Folllowing the race I was hobbling quite a bit.  I met up with Elle on the steps of the Reichstag where I had to sit for some time.   The Corona helped a little.  The walk from the finish line back to the hotel probably took 10 times longer than it did that morning. I slept extremely well that night.

We missed a day in  Berlin before the race due to the missed flight, so we decided to change our plans a little and try to see a few of the sights the next day then hit Munich and the Oktoberfest later in the day and night.  We did the Reichstag Dome tour, a look around Brandenburg.  Then we left the big smoke for the largest palace in Berlin at Charlottenburg. The whole area was beautiful, and something definitely worth seeing.

We caught the underground back to the airport and made our way to Munich.  By this stage we were seasoned veterans at buying tickets in Germany, but we didn’t need to.  A very friendly German guy gave us a tip that the tickets were priced so they were cheaper as a group of 3 or more – which he had the ticket for already. We got out of it for free, although we gave him 10 Euros anyway.  He was a lovely guy and kept us entertained the whole way.  We knew we were onto a good thing when he mentioned he works at the airport in IT and “it’s shit”.
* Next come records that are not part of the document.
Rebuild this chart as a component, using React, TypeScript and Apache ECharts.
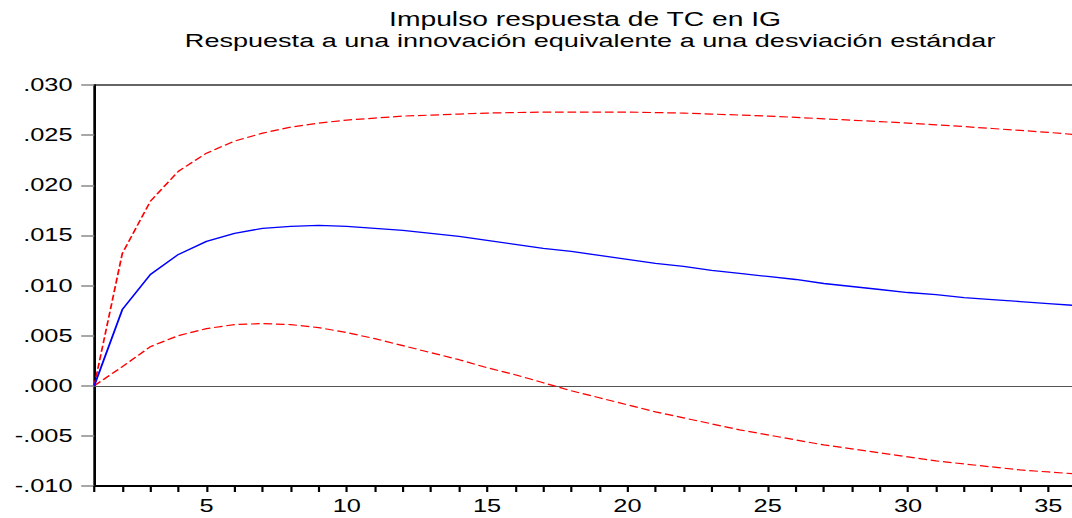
import React, { useEffect, useRef } from "react";
import * as echarts from "echarts";

const periods: number[] = Array.from({ length: 36 }, (_, i) => i + 1);

const response: number[] = [
  0, 0.0076, 0.0111, 0.0131, 0.0144, 0.0152, 0.0157, 0.0159, 0.016, 0.0159,
  0.0157, 0.0155, 0.0152, 0.0149, 0.0145, 0.0141, 0.0137, 0.0134, 0.013, 0.0126,
  0.0122, 0.0119, 0.0115, 0.0112, 0.0109, 0.0106, 0.0102, 0.0099, 0.0096, 0.0093,
  0.0091, 0.0088, 0.0086, 0.0084, 0.0082, 0.008,
];

const upperBand: number[] = [
  0, 0.0132, 0.0184, 0.0214, 0.0232, 0.0244, 0.0252, 0.0258, 0.0262, 0.0265,
  0.0267, 0.0269, 0.027, 0.0271, 0.0272, 0.02725, 0.0273, 0.0273, 0.0273, 0.0273,
  0.02725, 0.0272, 0.0271, 0.027, 0.0269, 0.02677, 0.02663, 0.02649, 0.02635, 0.0262,
  0.02603, 0.02585, 0.02566, 0.02547, 0.02527, 0.02505,
];

const lowerBand: number[] = [
  0, 0.0019, 0.0039, 0.005, 0.0057, 0.0061, 0.0062, 0.0061, 0.0058, 0.0053,
  0.0047, 0.004, 0.0033, 0.0026, 0.0018, 0.0011, 0.0003, -0.0005, -0.0012, -0.0019,
  -0.0026, -0.0032, -0.0038, -0.0044, -0.0049, -0.0054, -0.0059, -0.0063, -0.0067, -0.0071,
  -0.0075, -0.0078, -0.0081, -0.0084, -0.0086, -0.0088,
];

const titleMain = "Impulso respuesta de TC en IG";
const titleSub = "Respuesta a una innovación equivalente a una desviación estándar";

const yMin = -0.01;
const yMax = 0.03;
const yStep = 0.005;
const xMin = 1;
const xMax = 36;
const xLabelEvery = 5;

const STRETCH = 1.45;
const FONT = "'Liberation Sans', Arial, sans-serif";

function fmtY(v: number): string {
  const s = v.toFixed(3);
  return s.replace(/^(-?)0\./, "$1.");
}

export default function App() {
  const ref = useRef<HTMLDivElement>(null);

  useEffect(() => {
    if (!ref.current) return;
    const chart = echarts.init(ref.current, null, { renderer: "svg" });
    const pair = (arr: number[]) => periods.map((p, i) => [p, arr[i]]);
    const titleStyle = (size: number) => ({
      fontFamily: FONT,
      fontSize: size,
      fontWeight: "normal",
      color: "#000000",
    });
    chart.setOption({
      animation: false,
      backgroundColor: "#ffffff",
      title: [
        {
          text: titleMain,
          left: 403.5,
          top: 9,
          textAlign: "center",
          padding: 0,
          textStyle: titleStyle(19.5),
        },
        {
          text: titleSub,
          left: 407,
          top: 31,
          textAlign: "center",
          padding: 0,
          textStyle: titleStyle(18.66),
        },
      ],
      grid: {
        left: 65,
        top: 85,
        width: 677.3,
        height: 401,
        show: true,
        borderColor: "#333333",
        borderWidth: 1.5,
        backgroundColor: "transparent",
      },
      xAxis: {
        type: "value",
        min: xMin,
        max: xMax,
        interval: 1,
        axisLine: { show: true, onZero: false, lineStyle: { color: "#000000", width: 2 } },
        axisTick: { show: true, inside: false, length: 6, lineStyle: { color: "#000000", width: 1.5 } },
        axisLabel: {
          show: true,
          margin: 11,
          fontFamily: FONT,
          fontSize: 17.5,
          color: "#000000",
          formatter: (v: number) => (Math.round(v) % xLabelEvery === 0 ? String(Math.round(v)) : ""),
        },
        splitLine: { show: false },
      },
      yAxis: {
        type: "value",
        min: yMin,
        max: yMax,
        interval: yStep,
        axisLine: { show: true, onZero: false, lineStyle: { color: "#000000", width: 1.4 } },
        axisTick: { show: true, inside: false, length: 9, lineStyle: { color: "#8a8a8a", width: 1.5 } },
        axisLabel: {
          show: true,
          margin: 15,
          fontFamily: FONT,
          fontSize: 17.5,
          color: "#000000",
          formatter: (v: number) => fmtY(v),
        },
        splitLine: { show: false },
      },
      series: [
        {
          name: "Respuesta",
          type: "line",
          data: pair(response),
          showSymbol: false,
          symbol: "none",
          lineStyle: { color: "#0000ff", width: 1.3, type: "solid" },
          z: 3,
          markLine: {
            silent: true,
            symbol: ["none", "none"],
            label: { show: false },
            lineStyle: { color: "#555555", width: 1.2, type: "solid" },
            data: [{ yAxis: 0 }],
            z: 1,
          },
        },
        {
          name: "Banda superior",
          type: "line",
          data: pair(upperBand),
          showSymbol: false,
          symbol: "none",
          lineStyle: { color: "#ff0000", width: 1.2, type: [6, 2.6] },
          z: 2,
        },
        {
          name: "Banda inferior",
          type: "line",
          data: pair(lowerBand),
          showSymbol: false,
          symbol: "none",
          lineStyle: { color: "#ff0000", width: 1.2, type: [6, 2.6] },
          z: 2,
        },
      ],
    });
    return () => {
      chart.dispose();
    };
  }, []);

  return (
    <div
      style={{
        position: "fixed",
        left: 0,
        top: 0,
        width: 1072,
        height: 518,
        overflow: "hidden",
        background: "#ffffff",
      }}
    >
      <div
        ref={ref}
        style={{
          width: 746,
          height: 518,
          transform: `scaleX(${STRETCH})`,
          transformOrigin: "0 0",
        }}
      />
    </div>
  );
}
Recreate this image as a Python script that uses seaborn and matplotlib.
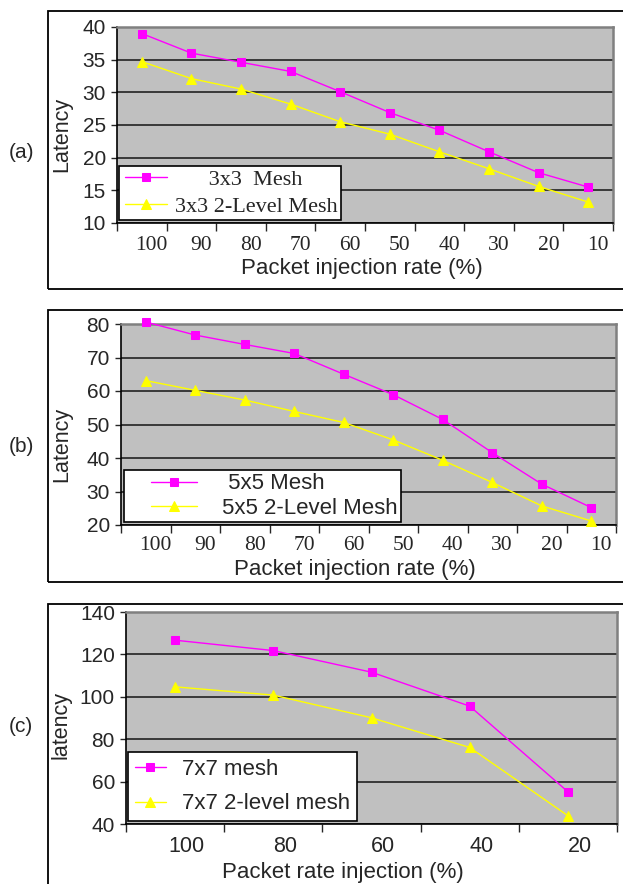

Unfortunately my limping got worse, so we found our hotel and crashed.  Any thoughts of hitting Oktoberfest that evening were dashed by the allure of a nice warm bath.

We had plenty of time at the airport so I trialled all the local beers on display to try and compensate for missing Oktoberfest the night before.

The w’end flew by, and we arrived safe and sound in Dubai late on Tuesday night.